Legally, much depends on the moment that a negotiation becomes a deal. Unlike torts or civil procedure or any area of public law, the laws of promissory exchange only apply to parties who have manifested their assent to be bound. Even so, the moral norms of exchange and promise are quite firmly entrenched and more broadly applicable than just legal contracts. Norms of promise-keeping and reciprocity, interpersonal courtesy, community reputation — these kinds of intangible goods have real effects on contract behavior. For this reason it is especially surprising that intuitions about formation have gotten so little attention from legal and behavioral scholars. 
This paper offers five new empirical studies of commonsense approaches to contract formation. The first section of this Article surveys intuitions about what the law of formation is. In a world in which the vast majority of contracts are signed without the advice of counsel, most people have to draw inferences based on their background knowledge and beliefs. It turns out that the colloquial understanding of contract formation is about the formalization of an agreement rather than actual assent. 
In the second part of the Article, we tease out the intuitive relationship between formation and obligation. The law of contracts is very clear that parties’ obligations to one another turn entirely on whether or not they have mutually manifested assent to be bound. And, in fact, we find that behavioral results suggest that legal (or legalistic) formation does enhance commitment to a deal irrespective of its power to impose sanctions; it seems that the law has freestanding normative force. However, we also find that the subjective sense of obligation is not as black or white as the law would predict. Parties are influenced by the natural, informal obligations to one another that build over the course of a transaction, increasing their commitment to the partnership in stages rather than all at once at the moment of formation.
Josh Blackman, The 1st Amendment, 2nd Amendment, and 3D Printed Guns

From part of the abstract:

We are standing at the dawn of the next great industrial revolution. With 3-D printers people can print an infinite number of personalized and customized “things.” However, one manifestation of this bold new technology threatens to cast a specter on innovation: 3D printed guns. This article explores how efforts to regulate, or even ban 3D guns, must satisfy constitutional scrutiny under both the First and Second Amendments.

The Second Amendment right to keep and bear arms includes a subsidiary right to acquire arms — what else are you going to keep and bear — which covers both the buyer, and seller in the transaction.
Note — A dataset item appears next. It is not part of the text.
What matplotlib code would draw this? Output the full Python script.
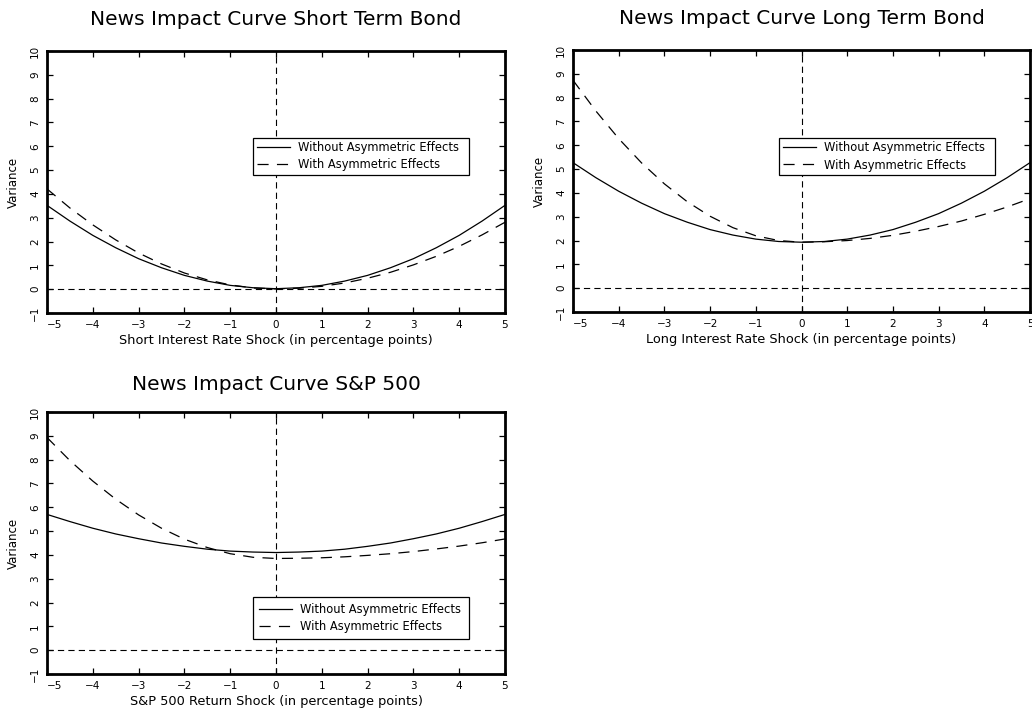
import matplotlib
matplotlib.use("Agg")
import matplotlib.pyplot as plt

plt.rcParams["font.family"] = ["DejaVu Sans"]
plt.rcParams["lines.scale_dashes"] = False

# Shock grid (percentage points)
shock = [-5.0, -4.5, -4.0, -3.5, -3.0, -2.5, -2.0, -1.5, -1.0, -0.5, 0.0,
         0.5, 1.0, 1.5, 2.0, 2.5, 3.0, 3.5, 4.0, 4.5, 5.0]

# Short term bond: conditional variance
short_sym = [3.52, 2.86, 2.26, 1.74, 1.28, 0.90, 0.58, 0.34, 0.16, 0.06, 0.02,
             0.06, 0.16, 0.34, 0.58, 0.90, 1.28, 1.74, 2.26, 2.86, 3.52]
short_asym = [4.21, 3.41, 2.70, 2.07, 1.52, 1.06, 0.68, 0.39, 0.18, 0.05, 0.01,
              0.04, 0.12, 0.26, 0.46, 0.71, 1.02, 1.38, 1.80, 2.28, 2.81]

# Long term bond: conditional variance
long_sym = [5.27, 4.64, 4.07, 3.57, 3.13, 2.77, 2.46, 2.23, 2.06, 1.96, 1.93,
            1.96, 2.06, 2.23, 2.46, 2.77, 3.13, 3.57, 4.07, 4.64, 5.27]
long_asym = [8.73, 7.44, 6.28, 5.26, 4.38, 3.63, 3.02, 2.54, 2.20, 2.00, 1.93,
             1.95, 2.00, 2.09, 2.22, 2.39, 2.59, 2.82, 3.10, 3.41, 3.76]

# S&P 500: conditional variance
sp_sym = [5.70, 5.40, 5.12, 4.88, 4.68, 4.50, 4.36, 4.24, 4.16, 4.12, 4.10,
          4.12, 4.16, 4.24, 4.36, 4.50, 4.68, 4.88, 5.12, 5.40, 5.70]
sp_asym = [8.93, 7.96, 7.10, 6.34, 5.68, 5.12, 4.66, 4.31, 4.05, 3.90, 3.85,
           3.86, 3.88, 3.92, 3.98, 4.05, 4.14, 4.25, 4.37, 4.51, 4.67]

x_ticks = [-5, -4, -3, -2, -1, 0, 1, 2, 3, 4, 5]
y_ticks = [-1, 0, 1, 2, 3, 4, 5, 6, 7, 8, 9, 10]

titles = ["News Impact Curve Short Term Bond",
          "News Impact Curve Long Term Bond",
          "News Impact Curve S&P 500"]
xlabels = ["Short Interest Rate Shock (in percentage points)",
           "Long Interest Rate Shock (in percentage points)",
           "S&P 500 Return Shock (in percentage points)"]
legend_labels = ["Without Asymmetric Effects", "With Asymmetric Effects"]

W, H = 1032, 710
fig = plt.figure(figsize=(W / 100, H / 100), dpi=100)
fig.patch.set_facecolor("white")

# axes boxes in pixels: left, top, right, bottom
boxes = [(47, 51, 505, 313), (573, 50, 1030, 312), (47, 412, 505, 674)]
legend_anchor = [(0.450, 0.668), (0.451, 0.664), (0.450, 0.294)]
legend_pad = [0.3, 0.3, 0.5]
title_pad = [19, 19, 16]
series = [(short_sym, short_asym), (long_sym, long_asym), (sp_sym, sp_asym)]

long_dash = (0, (8.0, 6.0))
short_dash = (0, (4.5, 3.0))

for i in range(3):
    l, t, r, b = boxes[i]
    ax = fig.add_axes([l / W, (H - b) / H, (r - l) / W, (b - t) / H])
    sym, asym = series[i]
    ax.plot(shock, sym, color="black", lw=0.9, label=legend_labels[0])
    ax.plot(shock, asym, color="black", lw=0.9, linestyle=long_dash,
            label=legend_labels[1])
    ax.axhline(0, color="black", lw=0.8, linestyle=short_dash)
    ax.axvline(0, color="black", lw=0.8, linestyle=short_dash)

    ax.set_xlim(-5, 5)
    ax.set_ylim(-1, 10)
    ax.set_xticks(x_ticks)
    ax.set_yticks(y_ticks)
    ax.set_xticklabels([str(v).replace("-", "\u2212") for v in x_ticks])
    ax.set_yticklabels([str(v).replace("-", "\u2212") for v in y_ticks],
                       rotation=90, va="center")
    ax.xaxis.get_ticklabels()[0].set_horizontalalignment("left")
    ax.tick_params(axis="both", direction="in", length=4, width=0.9,
                   top=True, right=True, labelsize=7.5, pad=5)
    for sp in ax.spines.values():
        sp.set_linewidth(2.0)

    ax.set_title(titles[i], fontsize=14.5, pad=title_pad[i])
    ax.set_xlabel(xlabels[i], fontsize=9.3, labelpad=3)
    ax.set_ylabel("Variance", fontsize=8.5, labelpad=7)

    ax0, ay0 = legend_anchor[i]
    leg = ax.legend(loc="upper left", bbox_to_anchor=(ax0, ay0, 0.472, 0),
                    mode="expand", fontsize=8.3, frameon=True, fancybox=False,
                    framealpha=1, edgecolor="black", borderpad=legend_pad[i],
                    handlelength=2.9, handletextpad=0.7, labelspacing=0.35,
                    borderaxespad=0)
    leg.get_frame().set_linewidth(0.9)

fig.savefig("out.png", dpi=100, facecolor="white")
Further, the seller has to obtain guns, including newly manufactured firearms. Thus, the Second Amendment supply chain protects a right to make arms. These constitutional guarantees preserve the right to acquire and make firearms, by 3D printer or other means.
Allan Beever, The Declaratory Theory of Law

The abstract:

This article examines the declaratory theory of law and defends it from the most prominent modern attack on it. It explains that the real declaratory theory is not the caricature of it criticized in modern writing and that, in fact, the theory properly understood is remarkably close to the position adopted by some of the theory’s most notable opponents. The article further examines the common law’s continuing commitment to the declaratory theory, a commitment that remains strong despite the considerable hostility of the academy. It explains that this commitment reflects the nature of the common law.